If you work in sales, chances are that some of your income will be based on commissions. But because the amount of commission you receive is going to fluctuate, some lenders tend to be cautious when assessing your income.
As a general rule, your borrowing power may be influenced by how often your commissions are paid. If they’re paid monthly and you are able to demonstrate a consistent commission income over an extended period of time, this will satisfy most lenders.
However if commissions are paid half-yearly or even annually, the lender may not accept your commission income as part of your total income.
Providing several years’ worth of group certificates and tax returns can help strengthen your case.
Another factor to consider is how a lender will assess any allowances you receive as part of your job, such as a car allowance.
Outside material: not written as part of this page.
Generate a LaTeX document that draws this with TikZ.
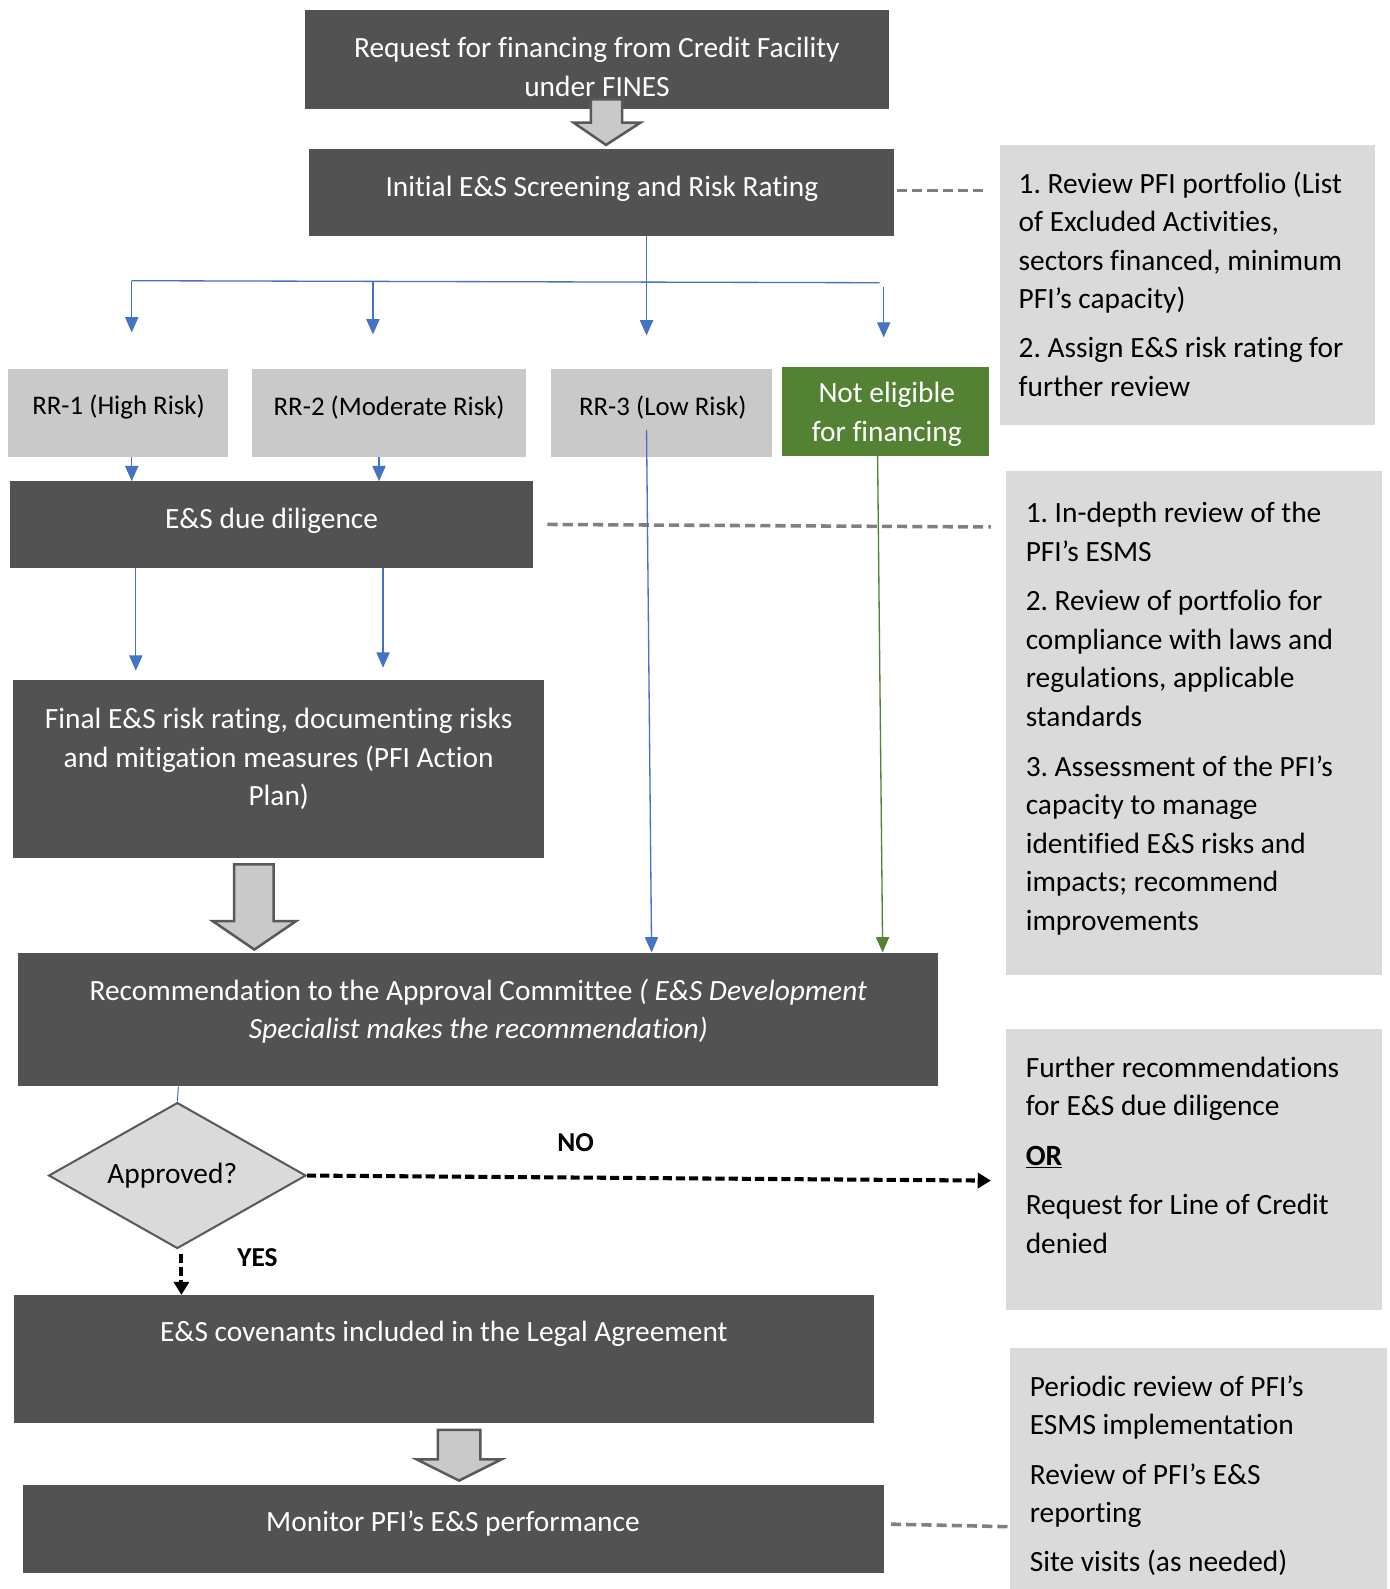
\documentclass[tikz,border=0pt]{standalone}
\usepackage{fontspec}
\setmainfont[Ligatures=NoCommon]{Carlito}
\usetikzlibrary{shapes.geometric,arrows.meta}
\definecolor{boxdark}{HTML}{525252}
\definecolor{boxlight}{HTML}{DADADA}
\definecolor{boxmid}{HTML}{C9C9C9}
\definecolor{boxgreen}{HTML}{548235}
\definecolor{lineblue}{HTML}{4472C4}
\definecolor{dashgray}{HTML}{808080}
\definecolor{edgegray}{HTML}{595959}
\begin{document}
\frenchspacing
\begin{tikzpicture}[x=1pt,y=-1pt,
  every node/.style={font=\fontsize{29}{38}\selectfont\frenchspacing, inner sep=0pt},
  dbox/.style={fill=boxdark, draw=none},
  lbox/.style={fill=boxlight, draw=none},
  mbox/.style={fill=boxmid, draw=none},
  wtext/.style={text=white, align=center},
  rrtext/.style={font=\fontsize{26.5}{34}\selectfont},
  gtext/.style={text=black, align=left, anchor=north west},
  fatarrow/.style={fill=boxmid, draw=edgegray, line width=2.5pt, line join=miter},
  bluearrow/.style={draw=lineblue, line width=1.3pt, -{Triangle[width=13pt,length=15pt]}},
  blueline/.style={draw=lineblue, line width=1.3pt},
  greenarrow/.style={draw=boxgreen, line width=1.3pt, -{Triangle[width=13pt,length=15pt]}},
  gdash/.style={draw=dashgray, line width=3.5pt, dash pattern=on 10pt off 5pt},
  kdash/.style={draw=black, line width=4pt, dash pattern=on 9pt off 4pt, -{Triangle[width=15pt,length=13pt]}},
  bold label/.style={font=\fontsize{27}{32}\selectfont\bfseries}
]
\useasboundingbox (0,0) rectangle (1371,1568);
\fill[white] (0,0) rectangle (1371,1568);

% ---------- top boxes ----------
\node[dbox, minimum width=576pt, minimum height=98pt] (B1) at (589,59) {};
\node[wtext] (B1t) at (589,66) {Request for financing from Credit Facility\\under FINES};

\node[dbox, minimum width=577pt, minimum height=86pt] (B2) at (593.5,190) {};
\node[wtext] (B2t) at (594,186) {Initial E\&S Screening and Risk Rating};

% fat arrow 1
\draw[fatarrow] (583,98) -- (614,98) -- (614,121) -- (632,121) -- (598,143) -- (566,121) -- (583,121) -- cycle;

% right box 1
\node[lbox, minimum width=370pt, minimum height=276pt] (R1) at (1172,281) {};
\node[gtext] (R1t) at (1005,164) {\strut 1. Review PFI portfolio (List\\of Excluded Activities,\\sectors financed, minimum\\PFI’s capacity)\\[10pt]2. Assign E\&S risk rating for\\further review};

\draw[gdash] ([xshift=3pt,yshift=2pt]B2.east) -- ([xshift=-12pt,yshift=93pt]R1.west);

% ---------- risk rating row ----------
\node[mbox, minimum width=217pt, minimum height=87pt] (RR1) at (116.5,407.5) {};
\node[rrtext] (RR1t) at (117,402) {RR-1 (High Risk)};
\node[mbox, minimum width=270pt, minimum height=87pt] (RR2) at (384,407.5) {};
\node[rrtext] (RR2t) at (384,402) {RR-2 (Moderate Risk)};
\node[mbox, minimum width=218pt, minimum height=87pt] (RR3) at (653,407.5) {};
\node[rrtext] (RR3t) at (654,402) {RR-3 (Low Risk)};
\node[fill=boxgreen, minimum width=204pt, minimum height=88pt] (NE) at (874,406) {};
\node[wtext] (NEt) at (875,409) {Not eligible\\for financing};

% blue distribution
\coordinate (J) at (638,277);
\coordinate (HL) at (130,277);
\coordinate (HR) at (868,279);
\coordinate (A1) at (130,328);
\coordinate (A2) at (368,277);
\coordinate (A2e) at (368,330);
\coordinate (A3e) at (638,331);
\coordinate (A4) at (872,283);
\coordinate (A4e) at (872,333);
\draw[blueline] ([xshift=44.5pt]B2.south) -- (J);
\draw[blueline] (HL) -- (HR);
\draw[bluearrow] (HL) -- (A1);
\draw[bluearrow] (A2) -- (A2e);
\draw[bluearrow] (J) -- (A3e);
\draw[bluearrow] (A4) -- (A4e);

% ---------- due diligence ----------
\node[dbox, minimum width=516pt, minimum height=85pt] (DD) at (268,517.5) {};
\node[wtext] (DDt) at (268,514) {E\&S due diligence};

\draw[bluearrow] ([xshift=13.5pt]RR1.south) -- ([xshift=-138pt]DD.north);
\draw[bluearrow] ([xshift=-10pt]RR2.south) -- ([xshift=106pt]DD.north);

\node[lbox, minimum width=371pt, minimum height=497pt] (R2) at (1178.5,713.5) {};
\node[gtext] (R2t) at (1012,489) {\strut 1. In-depth review of the\\PFI’s ESMS\\[11pt]2. Review of portfolio for\\compliance with laws and\\regulations, applicable\\standards\\[11pt]3. Assessment of the PFI’s\\capacity to manage\\identified E\&S risks and\\impacts; recommend\\improvements};

\draw[gdash] ([xshift=14pt]DD.east) -- ([xshift=-15pt,yshift=193.5pt]R2.west);

% ---------- final rating ----------
\node[dbox, minimum width=524pt, minimum height=176pt] (FR) at (275,759) {};
\node[wtext] (FRt) at (275,749) {Final E\&S risk rating, documenting risks\\and mitigation measures (PFI Action\\Plan)};

\draw[bluearrow] ([xshift=-134pt]DD.south) -- ([xshift=-141pt,yshift=9pt]FR.north);
\draw[bluearrow] ([xshift=110pt]DD.south) -- ([xshift=103pt,yshift=12pt]FR.north);

% fat arrow 2
\draw[fatarrow] (231,853) -- (270,853) -- (270,909) -- (292,909) -- (251,937) -- (210,909) -- (231,909) -- cycle;

% ---------- recommendation ----------
\node[dbox, minimum width=908pt, minimum height=132pt] (REC) at (472,1006) {};
\node[wtext] (RECt) at (472,998) {Recommendation to the Approval Committee \textit{( E\&S Development}\\\textit{Specialist makes the recommendation)}};

\draw[bluearrow] ([xshift=-15pt,yshift=27pt]RR3.south) -- ([xshift=171pt]REC.north);
\draw[greenarrow] ([xshift=-8pt]NE.south) -- ([xshift=399pt]REC.north);

% ---------- decision ----------
\node[diamond, aspect=1.76, fill=boxlight, draw=edgegray, line width=2pt, minimum width=254pt, minimum height=144pt] (D) at (175,1160) {};
\node (Dt) at (170,1160) {Approved?};
\draw[blueline, line width=1pt] ([xshift=-296pt]REC.south) -- (D.north);

\node[lbox, minimum width=371pt, minimum height=278pt] (R3) at (1178.5,1154) {};
\node[gtext] (R3t) at (1012,1036) {\strut Further recommendations\\for E\&S due diligence\\[11pt]\textbf{\underline{OR}}\\[11pt]Request for Line of Credit\\denied};

\draw[kdash] (D.east) -- ([xshift=-15pt,yshift=-11pt]R3.west);
\node[bold label] (NO) at (568,1128) {NO};
\node[bold label] (YES) at (254,1241) {YES};

% ---------- covenants ----------
\node[dbox, minimum width=848pt, minimum height=126pt] (COV) at (438,1341) {};
\node[wtext] (COVt) at (438,1316) {E\&S covenants included in the Legal Agreement};
\draw[kdash] ([xshift=4pt,yshift=-4pt]D.south) -- ([xshift=-259pt]COV.north);

% fat arrow 3
\draw[fatarrow] (432,1411) -- (474,1411) -- (474,1440) -- (495,1440) -- (453,1461) -- (411,1440) -- (432,1440) -- cycle;

% ---------- monitor ----------
\node[dbox, minimum width=849pt, minimum height=87pt] (MON) at (447.5,1508.5) {};
\node[wtext] (MONt) at (447,1503) {Monitor PFI’s E\&S performance};

\node[lbox, minimum width=372pt, minimum height=250pt] (R4) at (1183,1455) {};
\node[gtext] (R4t) at (1016,1351) {\strut Periodic review of PFI’s\\ESMS implementation\\[11pt]Review of PFI’s E\&S\\reporting\\[10pt]Site visits (as needed)};

\draw[gdash] ([xshift=7pt,yshift=4.5pt]MON.east) -- ([xshift=-2pt,yshift=-51.5pt]R4.west);
\end{tikzpicture}
\end{document}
Unfortunately, many lenders will not recognise an allowance as part of your income, which could restrict the amount you are allowed to borrow.
Rather than classifying your car allowance as part of your income, some lenders take the view that you will use the allowance simply to maintain the company car and that it will not be available to help you make home loan repayments.
However, some Australian lenders are willing to take car and travel allowances into account when assessing your home loan application. Chat to a mortgage broker to find out which lenders may be willing to help.
For many shift workers, the additional money they earn working overtime hours can significantly boost their income. In some cases, it can even make up half their pay. However, how a lender will view your overtime income will vary depending on your situation.
If you provide an essential service, such as if you’re a nurse, a police officer or a paramedic, the lender will often consider 100% of your overtime income when assessing your application. Similarly, if you have a contractual agreement with your employer that you will receive a certain amount of overtime each month, most lenders will take all of your overtime income into account.
In other cases the bank may only accept 50% of your overtime income. It will help if you can provide proof that you have been working overtime for one year or more.
If you own an investment property that provides you with rental income, lenders will take current and future rental income into account when determining your borrowing power. However, investment properties also attract a range of ongoing expenses, and there’s always the chance that rent will drop or the property may be untenanted for a period of time, so most lenders will only take 70% or 80% of your rental income into account.
Bonus income home loan application tips
- Evidence is crucial. Regardless of what type of bonus income you earn, the more evidence you can provide, the greater your borrowing power will be. Bank statements, tax returns, group certificates, letters from your employer and more can all support your case.
- Regular is better. As a general rule, bonus income you receive regularly and consistently will be viewed much more favourably than extra money you receive haphazardly. This is because lenders like to know that you will be able to rely on this predictable source of income to help you make your mortgage repayments.
- Choose your lender carefully. Some lenders have more flexible lending criteria than others when it comes to accepting sources of bonus income, so you may have substantially greater borrowing power with one lender compared to another. A mortgage broker will help you find the right lender for your needs.
- Ask a mortgage broker. Mortgage brokers specialise in offering tailored home loan advice to suit your financial situation. They have an in-depth understanding of the criteria used by different lenders when assessing home loan applications, and they can help you get a loan that meets all your requirements.